Arthur Jones wrote about high intensity brief training over 30 years ago. If what he said were true then why isn't everyone training like he recommended? That is a problem that won't go away. I guess Arthur and others would have concluded that bodybuilders are just plain stupid. They are too thick to know a better method even when shoved down their throats. The one example that supports that way of training is Sergio Oliva. Sergio was a volume trainer from way back. He would do sets then come back and do some more. Lots of sets with heavy weights seems to be what is common to almost every program that guys with big muscles use. How, then, did Arthur train Sergio using briefer workouts that led to even more growth on this huge bodybuilder? Well, those workouts were hardly pure HIT. Those leg workouts resembled what Milos does but using way more resistance. The ideal was to finish with a set of squats using 400 pounds for something like 15 reps. Before doing squats you exhausted those leg muscles using heavy leg presses for something like 20 to 30 reps then following that with leg extension for another 20 reps. Sergio would be pushed on each phase and rushed to the next exercise. If one used two cycles of this routine then it is clear it is a super intense volume method. The time factor generates more intensity. Would the same result be achieved spreading the workout over a longer period?

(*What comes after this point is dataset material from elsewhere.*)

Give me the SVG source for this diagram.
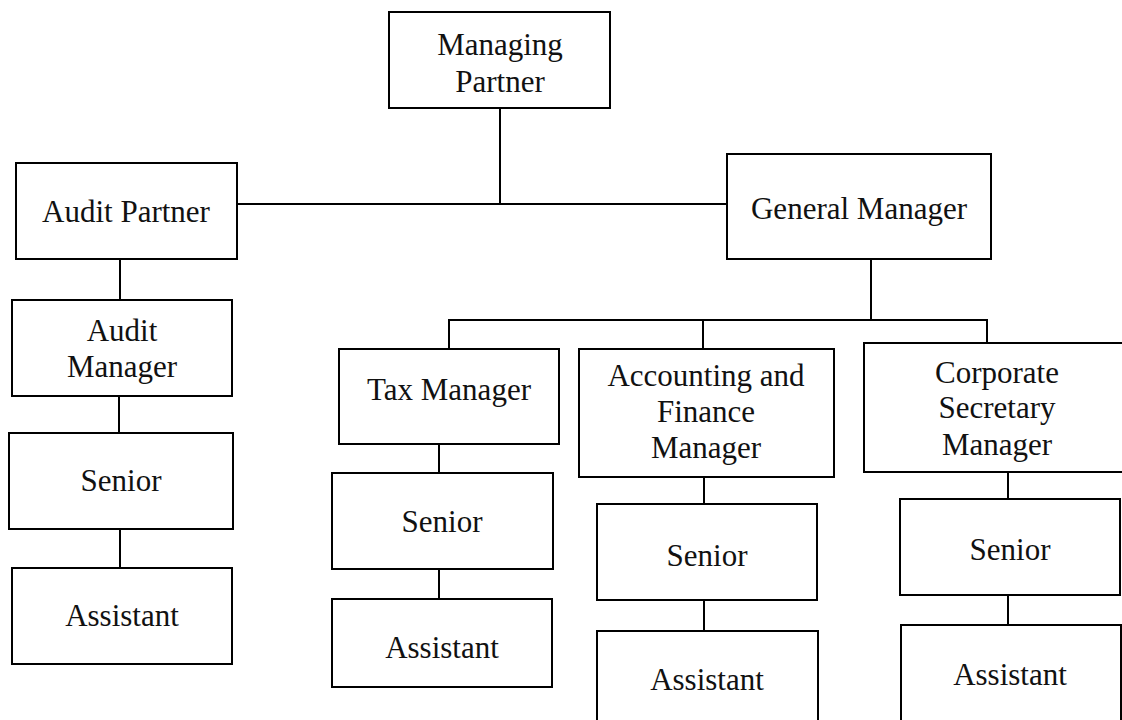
<svg xmlns="http://www.w3.org/2000/svg" width="1122" height="720" viewBox="0 0 1122 720">
<style>
rect{fill:#fff;stroke:#000;stroke-width:2}
text{font-family:"Liberation Serif","Times New Roman",serif;font-size:31px;fill:#111;text-anchor:middle}
#connectors line{stroke:#000;stroke-width:2}
</style>
<rect x="0" y="0" width="1122" height="720" style="stroke:none"/>
<g id="connectors">
<line x1="500" y1="108" x2="500" y2="204"/>
<line x1="237" y1="204" x2="727" y2="204"/>
<line x1="120" y1="259" x2="120" y2="300"/>
<line x1="119" y1="396" x2="119" y2="433"/>
<line x1="120" y1="529" x2="120" y2="568"/>
<line x1="871" y1="259" x2="871" y2="320"/>
<line x1="448" y1="320" x2="988" y2="320"/>
<line x1="449" y1="320" x2="449" y2="349"/>
<line x1="703" y1="320" x2="703" y2="349"/>
<line x1="987" y1="320" x2="987" y2="343"/>
<line x1="439" y1="444" x2="439" y2="473"/>
<line x1="439" y1="569" x2="439" y2="599"/>
<line x1="704" y1="477" x2="704" y2="504"/>
<line x1="704" y1="600" x2="704" y2="631"/>
<line x1="1008" y1="472" x2="1008" y2="499"/>
<line x1="1008" y1="595" x2="1008" y2="625"/>
</g>
<g id="managing-partner"><rect x="389" y="12" width="221" height="96"/><text x="500" y="55">Managing</text><text x="500" y="92">Partner</text></g>
<g id="audit-partner"><rect x="16" y="163" width="221" height="96"/><text x="126" y="222">Audit Partner</text></g>
<g id="audit-manager"><rect x="12" y="300" width="220" height="96"/><text x="122" y="341">Audit</text><text x="122" y="377">Manager</text></g>
<g id="audit-senior"><rect x="9" y="433" width="224" height="96"/><text x="121" y="491">Senior</text></g>
<g id="audit-assistant"><rect x="12" y="568" width="220" height="96"/><text x="122" y="626">Assistant</text></g>
<g id="general-manager"><rect x="727" y="154" width="264" height="105"/><text x="859" y="219">General Manager</text></g>
<g id="tax-manager"><rect x="339" y="349" width="220" height="95"/><text x="449" y="400">Tax Manager</text></g>
<g id="tax-senior"><rect x="332" y="473" width="221" height="96"/><text x="442" y="532">Senior</text></g>
<g id="tax-assistant"><rect x="332" y="599" width="220" height="88"/><text x="442" y="658">Assistant</text></g>
<g id="accounting-manager"><rect x="579" y="349" width="255" height="128"/><text x="706" y="386">Accounting and</text><text x="706" y="422">Finance</text><text x="706" y="458">Manager</text></g>
<g id="accounting-senior"><rect x="597" y="504" width="220" height="96"/><text x="707" y="566">Senior</text></g>
<g id="accounting-assistant"><rect x="597" y="631" width="221" height="100"/><text x="707" y="690">Assistant</text></g>
<g id="corporate-manager"><rect x="864" y="343" width="270" height="129"/><text x="997" y="383">Corporate</text><text x="997" y="418">Secretary</text><text x="997" y="455">Manager</text></g>
<g id="corporate-senior"><rect x="900" y="499" width="220" height="96"/><text x="1010" y="560">Senior</text></g>
<g id="corporate-assistant"><rect x="901" y="625" width="220" height="105"/><text x="1010" y="685">Assistant</text></g>
</svg>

I haven't known of any professional bodybuilder who has obtained his size using brief workouts. That should tell us that HIT is a pipedream. You absolutely have to do only workouts that lead to rapid, sustained growth. There is no evidence that HIT will achieve this goal. It is not sustainable. Therefore, the true method has to be one with much more volume.

How much volume is required to sustain growth? This is much easier to estimate. We conjecture it is something between 5 and 10 maximum sets of 10 to 15 reps. It may be possible to grow even more using more sets but this is unknown until some stalwart volunteers experiment with more volume. If it were possible to put 2 inches on your arms in one month would the amount of training time matter? My estimate is you should be able to grow a tenth of an inch per arm workout. If you train every 3rd day that will mean you will put an inch on your arms in a month. It is not known if this rate can be sustained but I think that is a conservative estimate.

The one absolutely necessary requirement is one must eat enough food and drink to put bodyweight on. I can't tell you how many guys miss this essential ingredient. Most modern bodybuilders try to eat properly and forget to eat sufficiently. The goal is to be slightly heavier each and every training day. All you need is a very accurate scale to guide you. If you are lighter you must eat something before training. Whether you will benefit from pre, during and post workout intakes of nutrients has not been established. If it works then you should be doing that. The trick is to keep factors separate and test them to determine what is necessary and what is sufficient. Doing anything less is chaos. You always proceed in a scientific fashion where you try to know what is working and what is not. If you are not growing from each workout you are doing something wrong. Your next workout has to be different.

Well, this in enough for a birthday thread. If people cannot comprehend theories and distill useful information then that is too bad. I have no intention of prescribing protocols for knuckleheads. Do your own damn thinking and experimenting.

pumpster

  • Getbig V
  • *****
  • Posts: 18890
  • If you're reading this you have too much free time
Re: Vince Basile 65 years young today!
« Reply #98 on: September 23, 2007, 06:48:37 PM »
Good post Vince

Vince B

  • Competitors
  • Getbig V
  • *****
  • Posts: 12985
  • What you!
Re: Vince Basile 65 years young today!
« Reply #99 on: September 23, 2007, 07:06:09 PM »
Who would have thought anyone would end up writing serious articles for the Getbig Gossip forum instead of the muscle magazines? Those mags don't pay enough and they don't recognize good information when they see it. Plus, all the current writers and editors don't want smart asses on their staffs because that is a threat to their jobs.